When Ms Evitt, the head of Castlegrave Community Primary School, decides to raise money by piloting a new education system, called Badger Do Best, her staff – class teacher Ms Newsome and assistant Mrs Bradley – are initially supportive… with the imminent arrival of the scheme's creator, Sali Rayner, things threaten to get out of control in Molly Davies' captivating and intelligent drama, which discusses both the issues of progressive education and illustrates the limits of child-led freedom… this is a powerfully written and compelling satire on new fads in education… Davies not only shows how wrong-headed the Badger Do Best scheme is, but she also explores the financial and social reasons for its adoption… enthusiastically directed by Vicky Featherstone, in an immersive space designed by Chloe Lamford that realistically evokes a classroom, God Bless the Child is excellently performed by a perfect cast.

Fiona Mountford

Evening Standard
★★★

It's an inspired idea on the part of playwright, and former teaching assistant, Molly Davies to imagine a mutiny of a class of eight-year-olds in the face of yet another patronising government-sponsored "learning initiative"… The trouble is that Badger and his woodland chums, as portrayed in the stories by educationalist and author Sali Rayner (Amanda Abbington) are a tedious and po-faced lot, a fact not lost on sparky class ringleader Louie (delightfully self-assured Nancy Allsop in the performance I saw)… there's much to admire in Vicky Featherstone's lively production, not least Chloe Lamford's delightfully authentic set of a large, colourful, overlit classroom… [Amanda] Abbington cleverly makes Rayner as smug and passive-aggressive as her books and there's strong support from Julie Hesmondhalgh, best known as Coronation Street's Hayley Cropper, as sympathetic teaching assistant Mrs Bradley.

Michael Billington

Guardian
★★★

Molly Davies's new play extends the Royal Court's "season of revolution" by showing a group of eight-year-olds in a state of mutiny… the result is a very funny, lively satire on imposed educational formulae that only at the end turns a bit too palpably preachy… Davies's strength is that she clearly writes from experience and has devised a hilariously plausible learning system that is being road-tested in selected primary schools… the play aims some sharp blows at a one-size-fits-all system and shows the financial pressures that force headteachers to obey government diktat… It really takes off, however, when Sali Rayner herself, played with a wonderfully glacial benevolence by Amanda Abbington, turns up at the school to deal head-on with Nancy Allsop's impressively subversive Louie… Vicky Featherstone's production also succeeds in capturing the idea that education depends on a precarious consensus between teachers and the taught… the child actors visibly relish the prospect of classroom revolt… Davies finally allows the children to become mouthpieces for her own clearly articulated message.

Quentin Letts

Daily Mail
★★★★

London's Royal Court theatre has stuttered under new artistic director Vicky Featherstone but she has come up with a good’un in God Bless The Child.

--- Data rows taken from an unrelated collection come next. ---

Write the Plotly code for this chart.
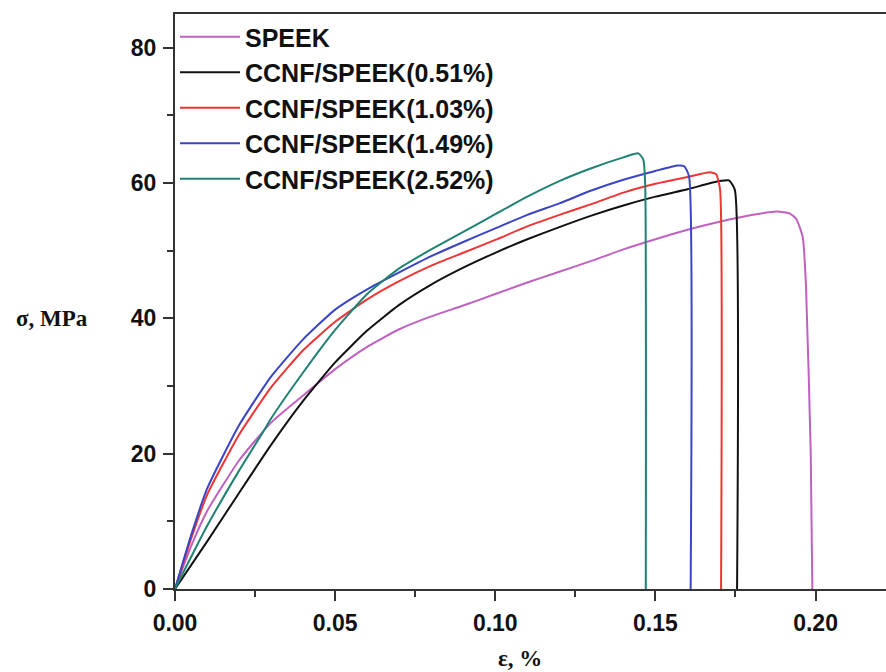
import plotly.graph_objects as go

# strain (x) and stress (y)
speek_x = [0, 0.005, 0.01, 0.02, 0.03, 0.04, 0.05, 0.06, 0.07, 0.08, 0.09, 0.10, 0.11, 0.12, 0.13, 0.14, 0.15, 0.16, 0.17, 0.18, 0.188, 0.192, 0.194, 0.196, 0.197, 0.1985, 0.199]
speek_y = [0, 6.3, 11.5, 19.0, 24.6, 28.6, 32.5, 35.8, 38.4, 40.3, 41.9, 43.6, 45.3, 46.9, 48.5, 50.2, 51.7, 53.1, 54.3, 55.3, 55.8, 55.5, 54.7, 52.0, 45.0, 20.0, 0]

c051_x = [0, 0.01, 0.02, 0.03, 0.04, 0.05, 0.06, 0.07, 0.08, 0.09, 0.10, 0.11, 0.12, 0.13, 0.14, 0.15, 0.16, 0.17, 0.173, 0.1748, 0.1755]
c051_y = [0, 7.0, 14.2, 21.3, 27.8, 33.5, 38.2, 42.0, 45.0, 47.5, 49.7, 51.7, 53.5, 55.2, 56.7, 58.0, 59.1, 60.3, 60.4, 59.0, 0]

c103_x = [0, 0.005, 0.01, 0.02, 0.03, 0.04, 0.05, 0.06, 0.07, 0.08, 0.09, 0.10, 0.11, 0.12, 0.13, 0.14, 0.15, 0.16, 0.167, 0.169, 0.1702, 0.1705]
c103_y = [0, 7.4, 13.9, 22.8, 29.8, 35.3, 39.5, 42.8, 45.5, 47.8, 49.7, 51.6, 53.6, 55.3, 56.9, 58.6, 59.9, 60.9, 61.6, 61.3, 59.0, 0]

c149_x = [0, 0.005, 0.01, 0.02, 0.03, 0.04, 0.05, 0.06, 0.07, 0.08, 0.09, 0.10, 0.11, 0.12, 0.13, 0.14, 0.15, 0.157, 0.159, 0.1605, 0.161]
c149_y = [0, 7.9, 14.8, 24.2, 31.4, 36.9, 41.3, 44.3, 46.8, 49.2, 51.3, 53.3, 55.3, 57.0, 58.9, 60.5, 61.8, 62.6, 62.5, 61.0, 0]

c252_x = [0, 0.01, 0.02, 0.0276, 0.03, 0.04, 0.05, 0.06, 0.07, 0.08, 0.09, 0.10, 0.11, 0.12, 0.13, 0.14, 0.1447, 0.1462, 0.1468, 0.147]
c252_y = [0, 9.3, 17.5, 23.3, 25.2, 32.0, 38.3, 43.6, 47.4, 50.2, 52.8, 55.4, 58.0, 60.3, 62.2, 63.8, 64.4, 63.5, 60.0, 0]

names = ["SPEEK", "CCNF/SPEEK(0.51%)", "CCNF/SPEEK(1.03%)", "CCNF/SPEEK(1.49%)", "CCNF/SPEEK(2.52%)"]
colors = ["#c060c0", "#111111", "#ee3535", "#3a44c4", "#1f8272"]
xs = [speek_x, c051_x, c103_x, c149_x, c252_x]
ys = [speek_y, c051_y, c103_y, c149_y, c252_y]

x_ticks = [0.00, 0.05, 0.10, 0.15, 0.20]
x_ticklabels = ["0.00", "0.05", "0.10", "0.15", "0.20"]
y_ticks = [0, 20, 40, 60, 80]

fig = go.Figure()
for x, y, n, c in zip(xs, ys, names, colors):
    fig.add_trace(go.Scatter(x=x, y=y, mode="lines", name=n,
                             line=dict(color=c, width=2, shape="spline", smoothing=0.5)))

axis_color = "#333333"
tickfont = dict(family="Liberation Sans, Arial, sans-serif", size=23, color="#111", weight="bold")

fig.update_layout(
    width=886, height=672,
    margin=dict(l=175, r=0, t=14, b=83),
    paper_bgcolor="white", plot_bgcolor="white",
    showlegend=True,
    legend=dict(x=0.0, y=1.0, xanchor="left", yanchor="top",
                bgcolor="rgba(0,0,0,0)", borderwidth=0,
                font=dict(family="Liberation Sans, Arial, sans-serif", size=25, color="#111", weight="bold"),
                itemwidth=60, tracegroupgap=0),
    xaxis=dict(range=[0, 0.222], tickvals=x_ticks, ticktext=x_ticklabels,
               showgrid=False, zeroline=False,
               showline=True, linecolor=axis_color, linewidth=2, mirror=True,
               ticks="outside", ticklen=10, tickwidth=2, tickcolor=axis_color,
               minor=dict(dtick=0.025, tick0=0, ticks="outside", ticklen=6, tickwidth=2, tickcolor=axis_color),
               tickfont=tickfont, ticklabelstandoff=2),
    yaxis=dict(range=[0, 85], tickvals=y_ticks,
               showgrid=False, zeroline=False,
               showline=True, linecolor=axis_color, linewidth=2, mirror=False,
               ticks="outside", ticklen=10, tickwidth=2, tickcolor=axis_color,
               minor=dict(dtick=10, tick0=0, ticks="outside", ticklen=6, tickwidth=2, tickcolor=axis_color),
               tickfont=tickfont, ticklabelstandoff=2),
    annotations=[
        dict(text="σ, MPa", xref="paper", yref="paper", x=-0.173, y=0.471,
             xanchor="center", yanchor="middle", showarrow=False,
             font=dict(family="Liberation Serif, Times New Roman, serif", size=23, color="#111", weight="bold")),
        dict(text="ε, %", xref="paper", yref="paper", x=0.485, y=-0.12,
             xanchor="center", yanchor="middle", showarrow=False,
             font=dict(family="Liberation Serif, Times New Roman, serif", size=23, color="#111", weight="bold")),
    ],
)

fig.write_html("out.html")
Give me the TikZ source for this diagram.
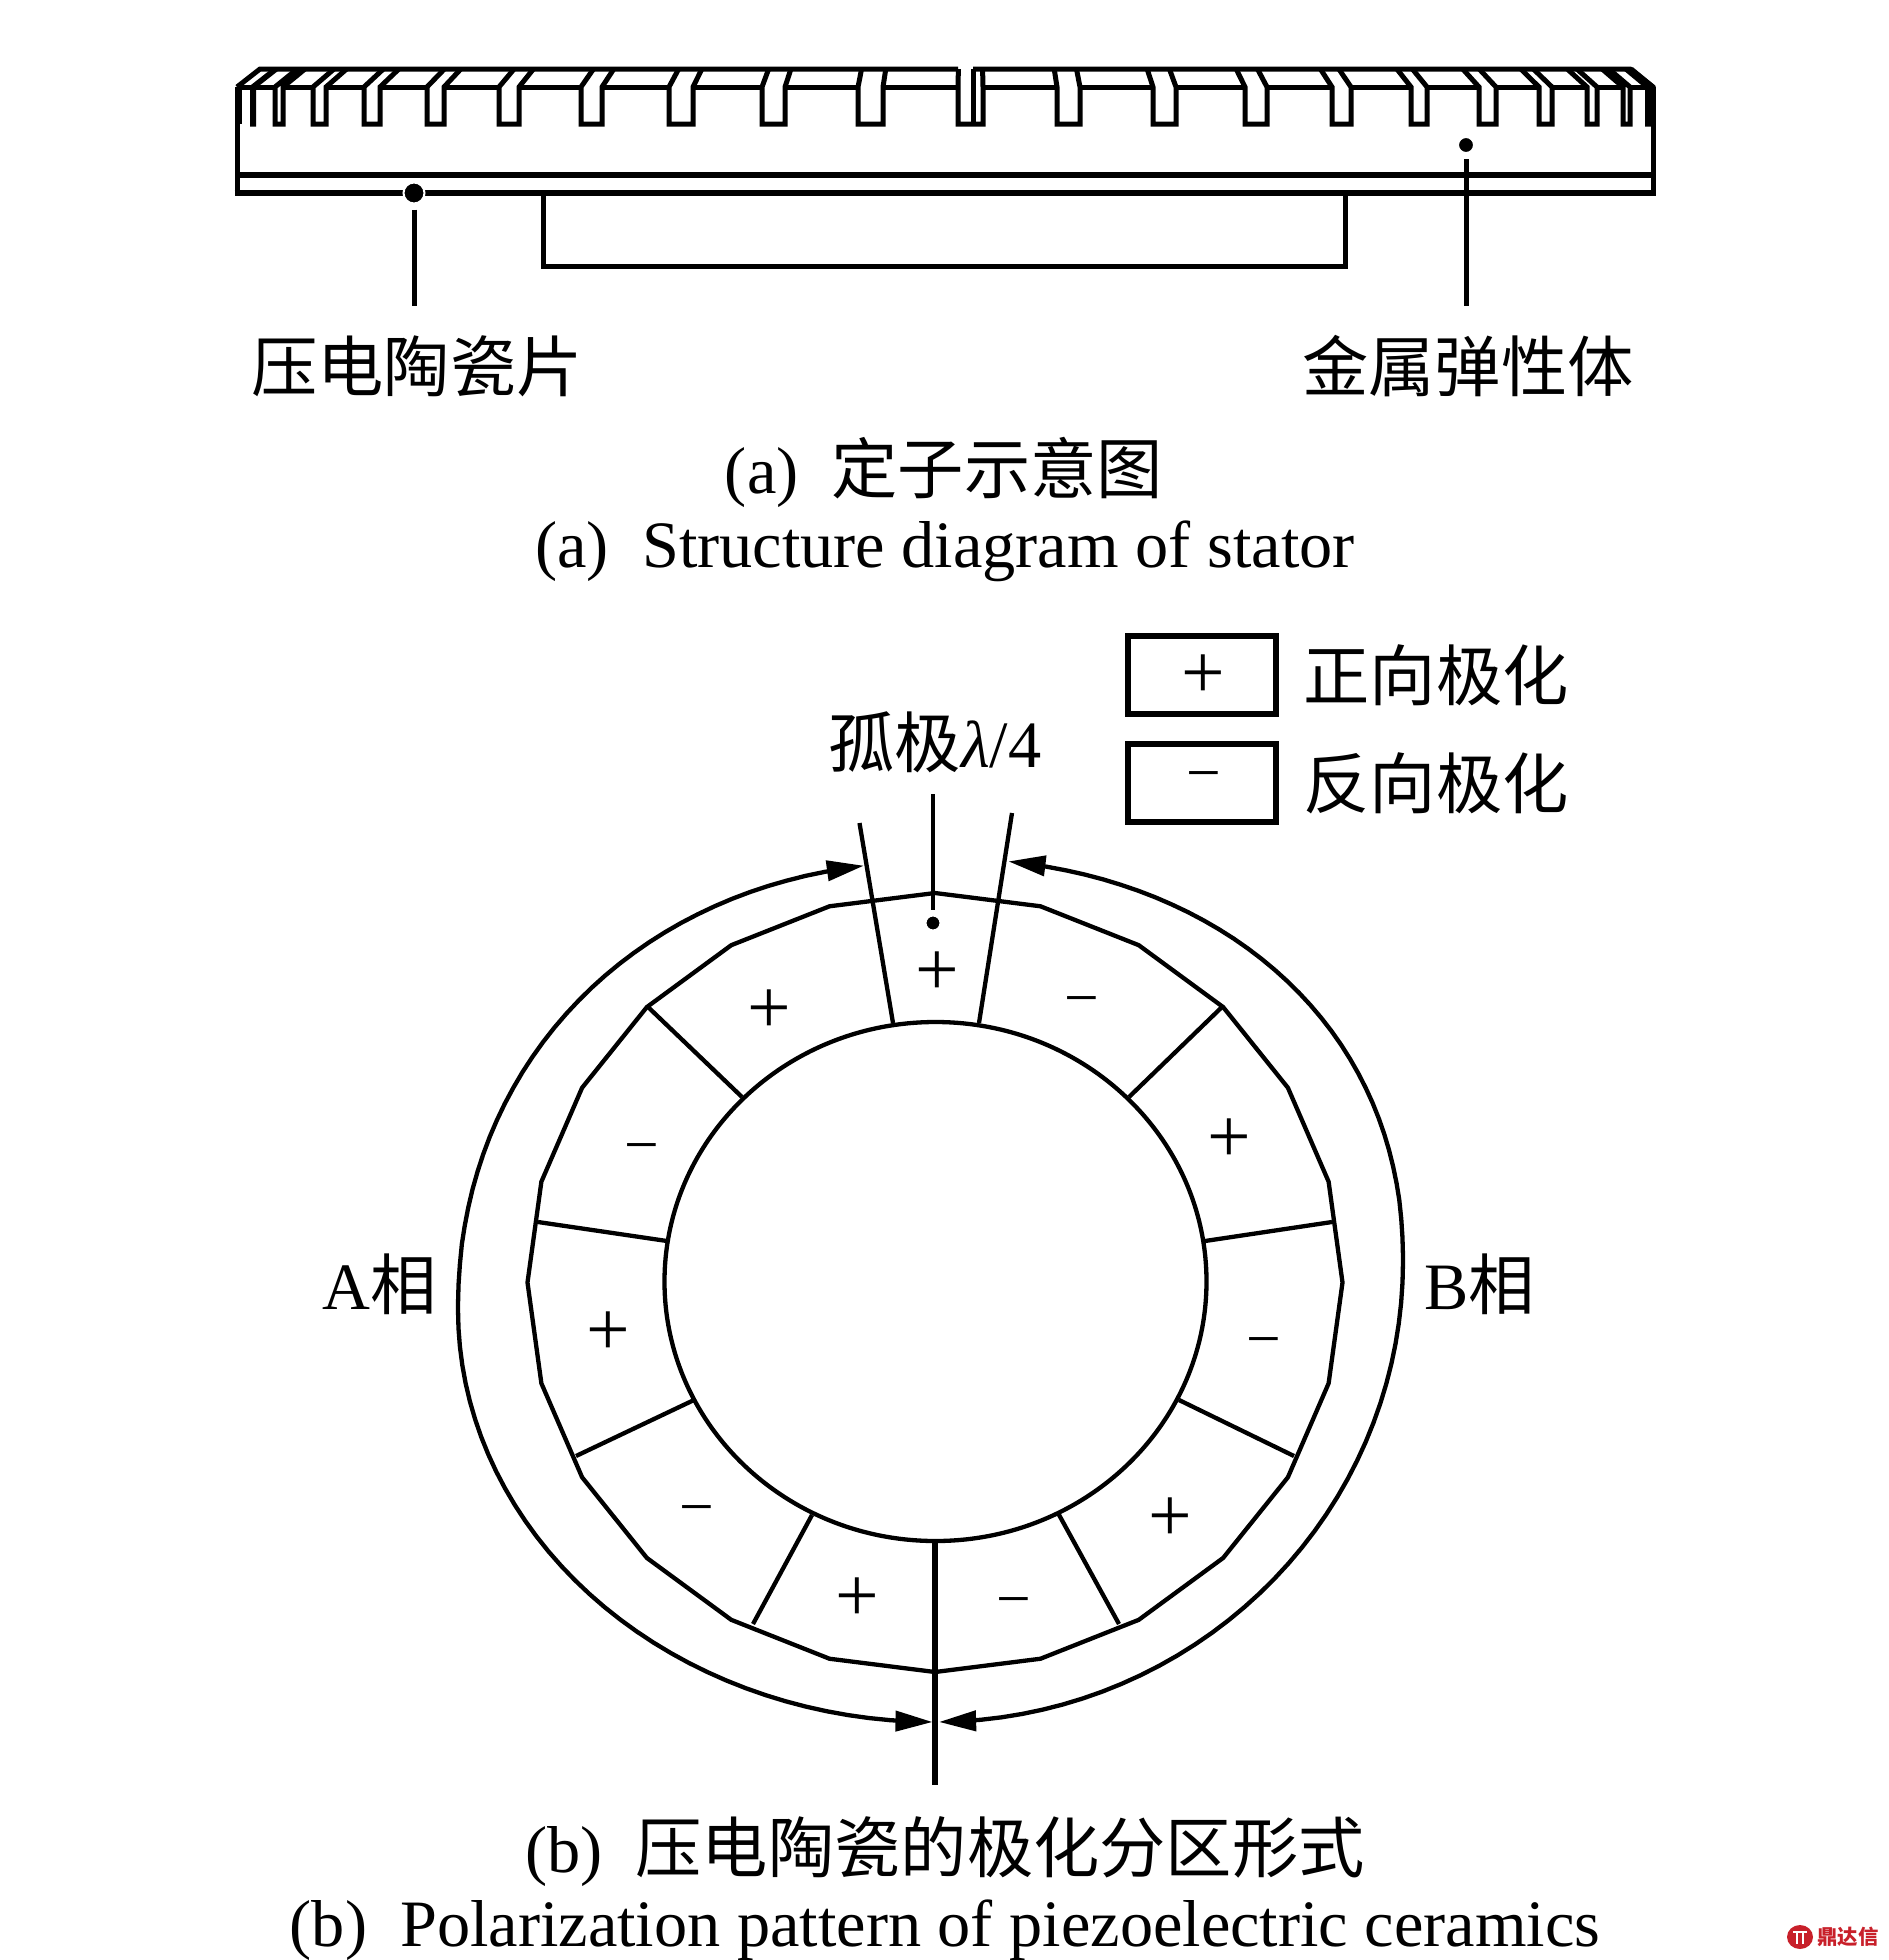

This 105-minute satire gives trendy, everyone-must-have-prizes teaching methods a long overdue savaging. It does to today’s primary schools what the anarchic Sixties film If… did to public schools. It is only a pity it has taken the creative world so long to have a go at progressive schooling. But full marks to playwright Molly Davies, who pierces innumerable modern educationalist cliches… The villain of the piece, brilliantly written, is the creator of the badger method (Amanda Abbington). She resorts to threats, bribery and the worst sort of executive ruses to force through her ruddy badger idea. Great stuff. Miss Abbington aces this careerist gargoyle. Meanwhile, little Louie was played on the night I went by Nancy Allsop. She gave a remarkable performance – as did the other children.